In September, the European Union is implementing new requirements for authenticating online payments.  The measures will have significant implications for consumers and those involved with e-commerce.

SCA:  What is it & What does it mean?  

The Payments Services Directive (PSD 2) was passed in November 2015.  As of the 14th of September, all companies within the EU must comply with the directive.  One aspect of the directive implicates Strong Customer Authentication (SCA). The objective of SCA is to minimise the risk of fraudulent transactions and generally, make online payments more secure.  This measure will change the way online payments are transacted for over 300 million European consumers.

One aspect of the directive implicates Strong Customer Authentication (SCA). The aim is to minimise the risk of fraudulent transactions and generally, make online payments more secure.

As the deadline looms, internet based enterprises need to prepare to meet their obligations.  The rules surrounding SCA effectively mean that European consumers will be required to use two factor authentication (2FA).  Essentially, a second factor such as a password or fingerprint will be required before the transaction is completed.  If e-commerce businesses don’t implement these changes, banks will automatically decline payments that don’t meet the SCA criteria.

Exemptions

There are some exemptions from the measures.  Recurring direct debits – considered to be initiated by the merchant – are not impacted by the regulation.  Equally contactless payments and in-person card payments are exempt. If a customer buys from a merchant regularly, it may be that 2FA is needed initially.  However, on subsequent occasions, the customer is white-listed and doesn’t need to repeat the process.

“If e-commerce businesses don’t implement these changes,
banks will automatically decline payments that don’t meet the SCA criteria.”

Potential Problems

There are 6,000 banks in Europe and so with each of them potentially reaching its own conclusion in the interpretation of the SCA rules, the outcome for consumers and merchants may not be consistent.  It may result in the consumer being required to provide secondary authentication using voice, facial recognition, PIN number, fingerprint and other biometric authentication means. The requirement is for the customer to provide authentication in the spirit of ‘something I am, something I have or something I know’.  

To deal with this impending digital payments regulatory implementation, the payments industry will need to build the right products to cope with SCA. Payments company, Stripe has been active in this regard. In what appears to be a move specifically with these regulations in mind, the company acquired Dublin-based Touchtech Payments earlier this month.  Touchtech provides SCA technology to fintech companies such as N26 and Transferwise.

Last week, the company launched Stripe Billing – a product which seems to be geared towards the new regulation.  Stripe claim that it will make SCA compliance easier when it comes to online subscriptions.  The press release states that the product will “help companies automatically identify precisely which charges require SCA and send customisable emails to subscribers when additional authentication is needed, reducing customer attrition and revenue loss”.    

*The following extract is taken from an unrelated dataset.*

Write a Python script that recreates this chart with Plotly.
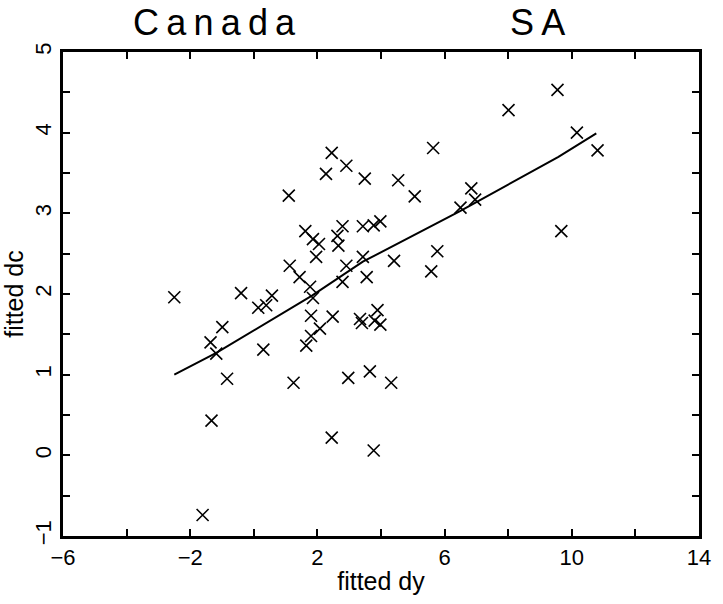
import plotly.graph_objects as go

# Fitted consumption growth (dc) against fitted income growth (dy)
fitted_dy = [2.45, 2.91, 2.27, 5.64, 3.49, 4.54, 5.06, 1.10, 6.84, 6.50,
             1.62, 1.86, 2.05, 2.79, 2.63, 2.66, 3.43, 3.77, 3.98, 1.96,
             3.43, 2.91, 4.41, 5.77, 5.58, 1.13, 1.44, 3.55, 2.79, 1.77,
             1.86, -0.40, 0.57, 0.39, 0.14, -0.99, -1.36, -1.18, 0.30, -0.84,
             1.25, 1.80, 2.48, 2.08, 1.80, 1.65, 3.34, 3.40, 3.89, 3.80,
             3.98, 2.97, 3.65, 4.32, 9.55, 8.01, 10.16, 10.81, 6.96, 9.67,
             -1.33, -1.61, 2.45, 3.77, -2.50]
fitted_dc = [3.75, 3.59, 3.49, 3.81, 3.43, 3.41, 3.21, 3.22, 3.31, 3.07,
             2.78, 2.68, 2.62, 2.84, 2.72, 2.60, 2.84, 2.85, 2.90, 2.46,
             2.46, 2.35, 2.41, 2.53, 2.28, 2.35, 2.21, 2.21, 2.15, 2.09,
             1.95, 2.01, 1.98, 1.86, 1.83, 1.59, 1.40, 1.26, 1.31, 0.95,
             0.90, 1.73, 1.72, 1.57, 1.48, 1.36, 1.69, 1.64, 1.80, 1.67,
             1.62, 0.96, 1.04, 0.90, 4.53, 4.28, 4.00, 3.78, 3.17, 2.78,
             0.43, -0.74, 0.22, 0.06, 1.96]

# Smoothed fit through the scatter
fit_dy = [-2.50, -1.18, 1.83, 3.43, 6.50, 9.58, 10.77]
fit_dc = [1.00, 1.27, 1.98, 2.40, 3.03, 3.70, 3.99]

x_ticks = [-6, -2, 2, 6, 10, 14]
x_minor = [-4, 0, 4, 8, 12]
y_ticks = [-1, 0, 1, 2, 3, 4, 5]
y_minor = [-0.5, 0.5, 1.5, 2.5, 3.5, 4.5]

FONT = "Liberation Sans"
THIN = "\u2009"

fig = go.Figure()
fig.add_trace(go.Scatter(
    x=fitted_dy, y=fitted_dc, mode="markers",
    marker=dict(symbol="x-thin", size=12, line=dict(color="black", width=1.6)),
    showlegend=False, hoverinfo="skip",
))
fig.add_trace(go.Scatter(
    x=fit_dy, y=fit_dc, mode="lines",
    line=dict(color="black", width=2),
    showlegend=False, hoverinfo="skip",
))

axis_common = dict(
    showgrid=False, zeroline=False, showline=True, linecolor="black",
    linewidth=2.5, mirror="allticks", ticks="inside", ticklen=7,
    tickwidth=1.5, tickcolor="black",
    tickfont=dict(family=FONT, size=22, color="black"),
)

fig.update_xaxes(
    range=[-6, 14], tickvals=x_ticks, ticktext=[str(v).replace("-", "\u2212") for v in x_ticks],
    minor=dict(tickvals=x_minor, ticks="inside", ticklen=7, tickwidth=1.5, tickcolor="black"),
    title=dict(text="fitted dy", font=dict(family=FONT, size=25, color="black"), standoff=4),
    **axis_common,
)
fig.update_yaxes(
    range=[-1, 5], tickvals=y_ticks, ticktext=[str(v).replace("-", "\u2212") for v in y_ticks],
    tickangle=-90,
    minor=dict(tickvals=y_minor, ticks="inside", ticklen=7, tickwidth=1.5, tickcolor="black"),
    title=dict(text="fitted dc", font=dict(family=FONT, size=25, color="black"), standoff=2),
    **axis_common,
)

W, H = 723, 604
ML, MR, MT, MB = 60, 12, 52, 66
pw, ph = W - ML - MR, H - MT - MB

# headline labels, positioned by page pixel then converted to paper units
for label, px, py in [("Canada", 215, 22), ("SA", 546, 22)]:
    fig.add_annotation(
        text=THIN.join(label), x=(px - ML) / pw, y=(H - MB - py) / ph,
        xref="paper", yref="paper", xanchor="center", yanchor="middle",
        showarrow=False, font=dict(family=FONT, size=36, color="black"),
    )

fig.update_layout(
    width=W, height=H,
    margin=dict(l=ML, r=MR, t=MT, b=MB),
    plot_bgcolor="white", paper_bgcolor="white",
    font=dict(family=FONT, color="black"),
)

fig.write_html("out.html")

Furthermore, it will be necessary for these payments service providers collaborate with banks in an effort to try to provide for a smooth transition, given that the banks are the ones who will interpret SCA rules in the main.

Only 25% of online merchants are currently aware of the SCA and their obligations relative to the SCA. Image courtesy: Mike Petrucci on Unsplash.

Education of online merchants as to the regulations that are being applied is going to be paramount.  Only 25% of online merchants are currently aware of the SCA and their obligations relative to the SCA.  This lack of awareness is particularly acute when it comes to the smaller ecommerce businesses.

On Tuesday, Ecommerce Europe – a pan-European representative body for the digital commerce sector in the region – published a guidance document in an effort to help merchants prepare for the application of the SCA.  Such measures will go some way towards bridging the knowledge gap pertinent to the regulation.   

According to the Global Unified Commerce Forecast from 451 Research, digital sales will have a compound annual growth rate of 17% in Europe over the next few years.  This will reach an overall sales point of $1 trillion by 2022. This regulation may prove to be a bump in the road in terms of that upward trend.  It will be necessary for industry stakeholders to adapt to the requirement and ensure that the customer journey and experience is maintained positively.